Problem details:
In the listing below, find the line with "(par-v) at (116,430)", then repeat exactly every line from the top through that one.

Data excerpt:
══════════

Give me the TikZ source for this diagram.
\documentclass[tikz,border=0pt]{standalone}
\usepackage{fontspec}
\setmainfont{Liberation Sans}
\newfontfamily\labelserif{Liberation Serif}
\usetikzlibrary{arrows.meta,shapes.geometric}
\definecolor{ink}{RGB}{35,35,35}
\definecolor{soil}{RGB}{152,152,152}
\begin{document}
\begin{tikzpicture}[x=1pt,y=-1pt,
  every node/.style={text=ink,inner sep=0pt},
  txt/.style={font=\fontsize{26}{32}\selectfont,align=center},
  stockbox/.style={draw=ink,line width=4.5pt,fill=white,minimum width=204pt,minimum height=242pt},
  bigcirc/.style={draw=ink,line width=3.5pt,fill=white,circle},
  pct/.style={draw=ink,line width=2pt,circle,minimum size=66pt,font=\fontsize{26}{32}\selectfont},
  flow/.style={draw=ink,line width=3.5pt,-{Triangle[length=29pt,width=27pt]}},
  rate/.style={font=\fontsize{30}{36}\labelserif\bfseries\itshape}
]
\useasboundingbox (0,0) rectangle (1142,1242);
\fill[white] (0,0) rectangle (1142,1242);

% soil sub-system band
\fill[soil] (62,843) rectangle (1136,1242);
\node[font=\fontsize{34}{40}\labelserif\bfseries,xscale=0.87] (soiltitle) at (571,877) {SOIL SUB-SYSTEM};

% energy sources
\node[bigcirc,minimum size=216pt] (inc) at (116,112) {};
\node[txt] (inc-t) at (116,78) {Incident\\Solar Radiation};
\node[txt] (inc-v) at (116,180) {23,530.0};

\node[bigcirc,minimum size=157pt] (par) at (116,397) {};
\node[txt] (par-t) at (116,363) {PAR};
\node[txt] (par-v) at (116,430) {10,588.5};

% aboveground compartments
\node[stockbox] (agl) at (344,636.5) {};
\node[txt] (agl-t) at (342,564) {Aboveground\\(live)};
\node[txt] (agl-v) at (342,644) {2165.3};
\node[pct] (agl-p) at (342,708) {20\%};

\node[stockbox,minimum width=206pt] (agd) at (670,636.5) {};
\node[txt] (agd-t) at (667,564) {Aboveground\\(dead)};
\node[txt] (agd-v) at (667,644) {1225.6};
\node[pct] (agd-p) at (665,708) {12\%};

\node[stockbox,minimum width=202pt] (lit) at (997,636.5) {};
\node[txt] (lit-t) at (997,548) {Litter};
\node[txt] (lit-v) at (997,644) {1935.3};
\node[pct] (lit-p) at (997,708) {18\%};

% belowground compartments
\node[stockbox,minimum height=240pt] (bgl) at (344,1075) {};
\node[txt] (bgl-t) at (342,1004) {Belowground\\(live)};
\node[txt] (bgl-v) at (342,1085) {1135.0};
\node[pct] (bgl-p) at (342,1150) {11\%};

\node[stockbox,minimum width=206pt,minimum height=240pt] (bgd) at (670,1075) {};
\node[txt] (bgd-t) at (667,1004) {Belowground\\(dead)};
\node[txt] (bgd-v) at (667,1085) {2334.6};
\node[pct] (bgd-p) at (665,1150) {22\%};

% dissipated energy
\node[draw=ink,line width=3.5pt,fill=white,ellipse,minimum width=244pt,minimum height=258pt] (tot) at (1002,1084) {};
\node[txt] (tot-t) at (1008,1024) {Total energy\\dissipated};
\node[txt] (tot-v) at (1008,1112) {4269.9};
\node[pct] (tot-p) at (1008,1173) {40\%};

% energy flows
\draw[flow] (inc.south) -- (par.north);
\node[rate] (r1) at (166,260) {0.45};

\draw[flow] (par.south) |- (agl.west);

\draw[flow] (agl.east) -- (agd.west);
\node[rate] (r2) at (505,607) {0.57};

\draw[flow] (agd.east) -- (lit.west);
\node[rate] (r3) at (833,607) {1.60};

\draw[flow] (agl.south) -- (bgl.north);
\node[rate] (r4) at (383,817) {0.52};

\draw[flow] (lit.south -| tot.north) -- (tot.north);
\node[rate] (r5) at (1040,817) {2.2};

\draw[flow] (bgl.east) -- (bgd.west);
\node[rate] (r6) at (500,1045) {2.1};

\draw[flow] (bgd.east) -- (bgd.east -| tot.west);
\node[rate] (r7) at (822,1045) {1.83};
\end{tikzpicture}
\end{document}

══════════

Output:
Give me the TikZ source for this diagram.
\documentclass[tikz,border=0pt]{standalone}
\usepackage{fontspec}
\setmainfont{Liberation Sans}
\newfontfamily\labelserif{Liberation Serif}
\usetikzlibrary{arrows.meta,shapes.geometric}
\definecolor{ink}{RGB}{35,35,35}
\definecolor{soil}{RGB}{152,152,152}
\begin{document}
\begin{tikzpicture}[x=1pt,y=-1pt,
  every node/.style={text=ink,inner sep=0pt},
  txt/.style={font=\fontsize{26}{32}\selectfont,align=center},
  stockbox/.style={draw=ink,line width=4.5pt,fill=white,minimum width=204pt,minimum height=242pt},
  bigcirc/.style={draw=ink,line width=3.5pt,fill=white,circle},
  pct/.style={draw=ink,line width=2pt,circle,minimum size=66pt,font=\fontsize{26}{32}\selectfont},
  flow/.style={draw=ink,line width=3.5pt,-{Triangle[length=29pt,width=27pt]}},
  rate/.style={font=\fontsize{30}{36}\labelserif\bfseries\itshape}
]
\useasboundingbox (0,0) rectangle (1142,1242);
\fill[white] (0,0) rectangle (1142,1242);

% soil sub-system band
\fill[soil] (62,843) rectangle (1136,1242);
\node[font=\fontsize{34}{40}\labelserif\bfseries,xscale=0.87] (soiltitle) at (571,877) {SOIL SUB-SYSTEM};

% energy sources
\node[bigcirc,minimum size=216pt] (inc) at (116,112) {};
\node[txt] (inc-t) at (116,78) {Incident\\Solar Radiation};
\node[txt] (inc-v) at (116,180) {23,530.0};

\node[bigcirc,minimum size=157pt] (par) at (116,397) {};
\node[txt] (par-t) at (116,363) {PAR};
\node[txt] (par-v) at (116,430) {10,588.5};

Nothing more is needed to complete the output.